** start of Data to use **
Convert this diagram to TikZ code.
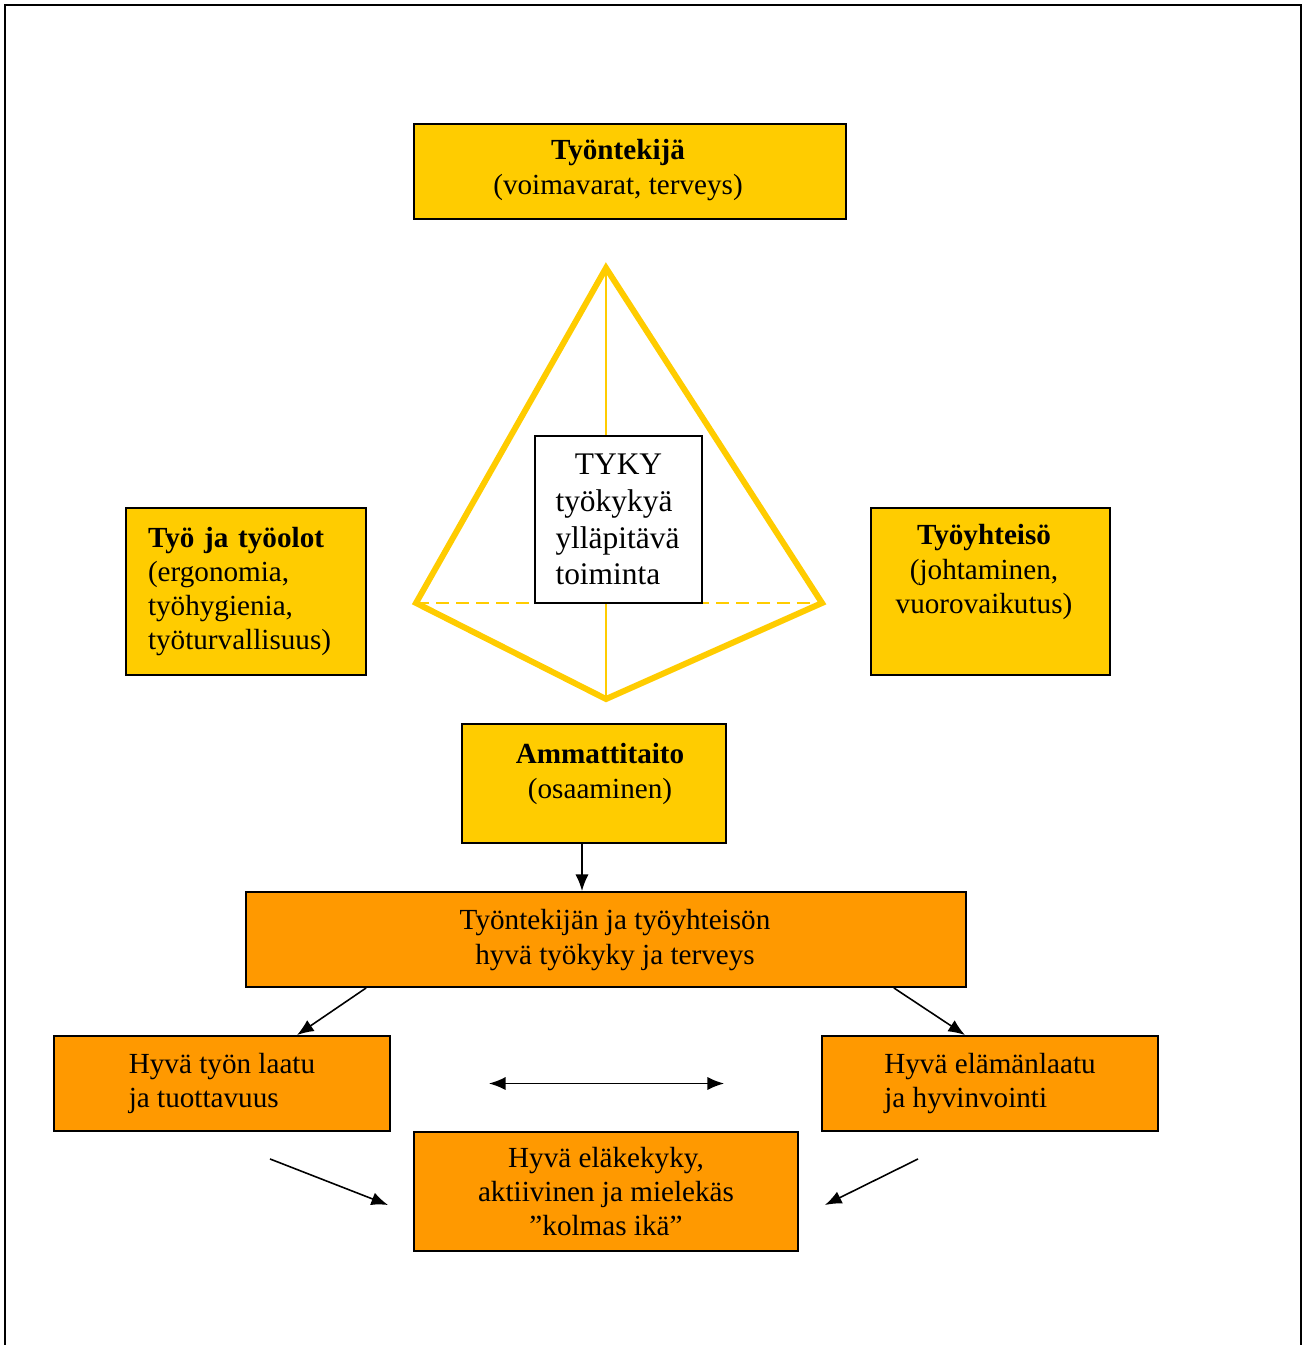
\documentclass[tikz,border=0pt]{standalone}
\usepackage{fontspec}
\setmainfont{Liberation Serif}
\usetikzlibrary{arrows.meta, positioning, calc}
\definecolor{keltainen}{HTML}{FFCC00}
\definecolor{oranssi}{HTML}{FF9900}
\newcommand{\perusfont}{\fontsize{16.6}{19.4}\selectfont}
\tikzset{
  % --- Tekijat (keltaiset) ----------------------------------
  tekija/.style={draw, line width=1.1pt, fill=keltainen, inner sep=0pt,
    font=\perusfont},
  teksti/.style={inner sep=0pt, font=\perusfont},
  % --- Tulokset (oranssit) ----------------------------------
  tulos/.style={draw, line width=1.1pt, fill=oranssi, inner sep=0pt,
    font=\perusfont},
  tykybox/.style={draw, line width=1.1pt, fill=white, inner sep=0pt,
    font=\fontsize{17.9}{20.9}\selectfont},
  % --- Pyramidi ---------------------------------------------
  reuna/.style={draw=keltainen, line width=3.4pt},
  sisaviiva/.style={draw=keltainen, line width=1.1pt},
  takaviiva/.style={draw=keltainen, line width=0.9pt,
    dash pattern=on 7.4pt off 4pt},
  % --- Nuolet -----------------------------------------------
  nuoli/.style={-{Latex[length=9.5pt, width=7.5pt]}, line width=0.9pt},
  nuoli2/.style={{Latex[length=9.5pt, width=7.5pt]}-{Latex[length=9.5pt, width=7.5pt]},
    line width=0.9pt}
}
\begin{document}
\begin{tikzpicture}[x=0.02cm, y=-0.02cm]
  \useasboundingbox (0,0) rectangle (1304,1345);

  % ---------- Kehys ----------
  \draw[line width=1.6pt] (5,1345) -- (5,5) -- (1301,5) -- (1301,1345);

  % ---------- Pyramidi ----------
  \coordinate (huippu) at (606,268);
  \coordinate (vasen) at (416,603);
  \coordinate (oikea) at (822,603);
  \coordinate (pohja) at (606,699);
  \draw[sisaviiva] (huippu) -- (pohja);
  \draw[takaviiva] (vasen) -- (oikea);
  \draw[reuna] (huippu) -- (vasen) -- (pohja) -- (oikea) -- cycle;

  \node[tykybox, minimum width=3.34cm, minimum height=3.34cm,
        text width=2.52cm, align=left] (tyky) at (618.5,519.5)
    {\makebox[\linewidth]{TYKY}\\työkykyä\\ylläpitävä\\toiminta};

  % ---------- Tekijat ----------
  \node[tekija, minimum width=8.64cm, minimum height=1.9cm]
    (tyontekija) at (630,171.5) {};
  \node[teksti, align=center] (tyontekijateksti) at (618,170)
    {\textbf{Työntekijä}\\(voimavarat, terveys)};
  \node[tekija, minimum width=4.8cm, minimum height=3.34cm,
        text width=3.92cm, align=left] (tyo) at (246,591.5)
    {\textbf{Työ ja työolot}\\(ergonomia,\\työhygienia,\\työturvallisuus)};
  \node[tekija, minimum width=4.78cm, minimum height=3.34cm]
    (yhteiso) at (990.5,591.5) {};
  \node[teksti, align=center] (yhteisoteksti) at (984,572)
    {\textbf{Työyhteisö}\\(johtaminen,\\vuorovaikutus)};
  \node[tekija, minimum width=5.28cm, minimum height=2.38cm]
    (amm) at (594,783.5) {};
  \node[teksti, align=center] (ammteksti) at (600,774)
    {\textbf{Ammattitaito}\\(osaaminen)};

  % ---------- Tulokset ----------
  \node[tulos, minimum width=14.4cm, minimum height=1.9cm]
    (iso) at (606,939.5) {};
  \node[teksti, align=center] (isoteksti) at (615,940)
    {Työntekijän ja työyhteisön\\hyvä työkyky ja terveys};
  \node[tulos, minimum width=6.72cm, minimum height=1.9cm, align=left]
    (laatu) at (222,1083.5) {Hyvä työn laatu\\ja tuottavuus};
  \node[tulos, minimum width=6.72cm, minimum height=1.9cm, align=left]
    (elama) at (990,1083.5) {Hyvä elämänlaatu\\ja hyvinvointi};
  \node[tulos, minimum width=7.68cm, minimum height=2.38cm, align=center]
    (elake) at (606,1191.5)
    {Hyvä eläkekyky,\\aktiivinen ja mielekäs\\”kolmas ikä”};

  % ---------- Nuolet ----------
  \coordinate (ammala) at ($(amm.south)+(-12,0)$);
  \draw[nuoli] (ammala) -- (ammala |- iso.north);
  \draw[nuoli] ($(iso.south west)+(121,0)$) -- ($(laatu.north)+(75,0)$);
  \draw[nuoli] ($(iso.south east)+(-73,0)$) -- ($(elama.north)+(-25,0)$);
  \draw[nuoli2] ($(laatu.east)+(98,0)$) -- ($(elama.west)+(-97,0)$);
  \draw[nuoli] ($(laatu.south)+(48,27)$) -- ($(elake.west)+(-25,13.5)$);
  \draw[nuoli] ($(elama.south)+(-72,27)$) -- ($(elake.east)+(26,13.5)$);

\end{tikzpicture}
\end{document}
** end of Data to use **
** start of Data to use **
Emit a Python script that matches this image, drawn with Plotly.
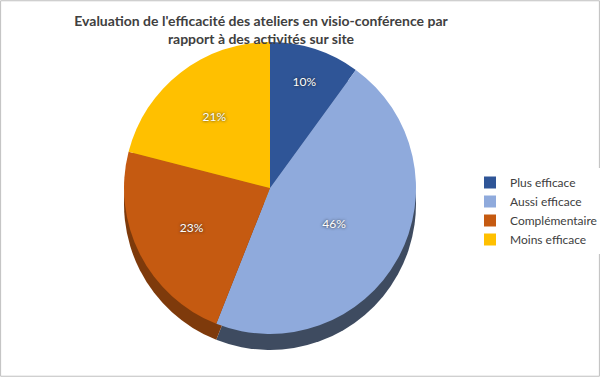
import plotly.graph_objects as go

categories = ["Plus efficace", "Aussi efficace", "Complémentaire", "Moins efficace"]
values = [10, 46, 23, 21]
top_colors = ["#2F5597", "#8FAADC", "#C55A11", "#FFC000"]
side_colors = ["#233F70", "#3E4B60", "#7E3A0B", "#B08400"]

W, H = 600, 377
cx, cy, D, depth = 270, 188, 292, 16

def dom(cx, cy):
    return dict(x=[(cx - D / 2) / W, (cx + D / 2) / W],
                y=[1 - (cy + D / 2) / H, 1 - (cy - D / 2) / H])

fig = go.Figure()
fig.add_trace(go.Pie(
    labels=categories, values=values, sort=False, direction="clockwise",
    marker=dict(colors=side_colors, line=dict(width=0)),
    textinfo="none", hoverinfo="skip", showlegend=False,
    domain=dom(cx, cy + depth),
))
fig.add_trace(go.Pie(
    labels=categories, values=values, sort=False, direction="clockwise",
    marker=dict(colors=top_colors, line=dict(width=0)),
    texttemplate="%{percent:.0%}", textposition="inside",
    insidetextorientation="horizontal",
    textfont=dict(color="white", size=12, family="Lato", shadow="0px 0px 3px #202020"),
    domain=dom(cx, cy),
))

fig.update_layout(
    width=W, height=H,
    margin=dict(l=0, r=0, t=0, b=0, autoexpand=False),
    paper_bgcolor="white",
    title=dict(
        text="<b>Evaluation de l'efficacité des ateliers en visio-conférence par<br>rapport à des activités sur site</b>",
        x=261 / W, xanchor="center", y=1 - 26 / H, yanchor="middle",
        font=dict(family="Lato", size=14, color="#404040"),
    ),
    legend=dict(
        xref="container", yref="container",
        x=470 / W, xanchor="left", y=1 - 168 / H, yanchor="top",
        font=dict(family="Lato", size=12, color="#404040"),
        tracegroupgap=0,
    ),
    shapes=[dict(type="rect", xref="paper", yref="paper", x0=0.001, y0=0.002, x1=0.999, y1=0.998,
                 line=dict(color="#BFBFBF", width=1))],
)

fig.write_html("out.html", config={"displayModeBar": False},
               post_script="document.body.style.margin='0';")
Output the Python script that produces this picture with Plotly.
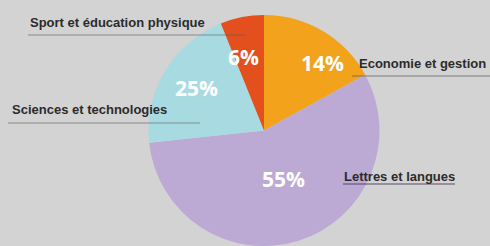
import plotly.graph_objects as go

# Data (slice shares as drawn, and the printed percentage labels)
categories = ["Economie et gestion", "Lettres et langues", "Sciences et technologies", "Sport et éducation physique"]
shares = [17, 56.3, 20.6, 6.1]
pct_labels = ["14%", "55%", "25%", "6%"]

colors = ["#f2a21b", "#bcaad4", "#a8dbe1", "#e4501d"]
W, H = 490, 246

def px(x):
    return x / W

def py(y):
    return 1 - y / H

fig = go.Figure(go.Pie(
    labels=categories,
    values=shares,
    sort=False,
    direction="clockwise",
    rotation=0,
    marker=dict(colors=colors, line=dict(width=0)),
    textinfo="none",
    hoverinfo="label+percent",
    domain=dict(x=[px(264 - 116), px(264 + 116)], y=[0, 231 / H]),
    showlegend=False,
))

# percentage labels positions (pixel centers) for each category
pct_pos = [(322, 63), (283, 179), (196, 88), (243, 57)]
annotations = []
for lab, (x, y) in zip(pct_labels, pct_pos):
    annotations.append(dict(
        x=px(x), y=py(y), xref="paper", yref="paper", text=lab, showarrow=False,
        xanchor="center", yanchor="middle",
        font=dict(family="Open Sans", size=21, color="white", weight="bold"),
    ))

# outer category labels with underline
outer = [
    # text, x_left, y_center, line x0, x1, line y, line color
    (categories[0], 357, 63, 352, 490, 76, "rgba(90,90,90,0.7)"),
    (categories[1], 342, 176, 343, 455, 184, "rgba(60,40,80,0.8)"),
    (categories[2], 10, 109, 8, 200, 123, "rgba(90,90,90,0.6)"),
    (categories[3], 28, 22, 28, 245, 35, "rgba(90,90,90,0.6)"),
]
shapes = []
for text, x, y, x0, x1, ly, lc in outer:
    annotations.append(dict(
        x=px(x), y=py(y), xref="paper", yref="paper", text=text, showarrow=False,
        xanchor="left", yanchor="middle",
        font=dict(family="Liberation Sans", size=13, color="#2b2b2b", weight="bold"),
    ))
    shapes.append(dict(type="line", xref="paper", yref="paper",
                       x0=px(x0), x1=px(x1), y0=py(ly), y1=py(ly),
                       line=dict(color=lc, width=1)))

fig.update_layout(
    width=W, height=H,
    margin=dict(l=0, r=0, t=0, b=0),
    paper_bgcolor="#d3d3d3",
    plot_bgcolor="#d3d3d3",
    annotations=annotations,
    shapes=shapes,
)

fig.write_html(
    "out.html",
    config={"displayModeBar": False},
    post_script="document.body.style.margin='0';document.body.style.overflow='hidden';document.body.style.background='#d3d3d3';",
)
** end of Data to use **
_Task details:_
Pull out and copy each line containing the string "with".

_Solution for this exercise:_
Emit a Python script that matches this image, drawn with Plotly.
Output the Python script that produces this picture with Plotly.
# outer category labels with underline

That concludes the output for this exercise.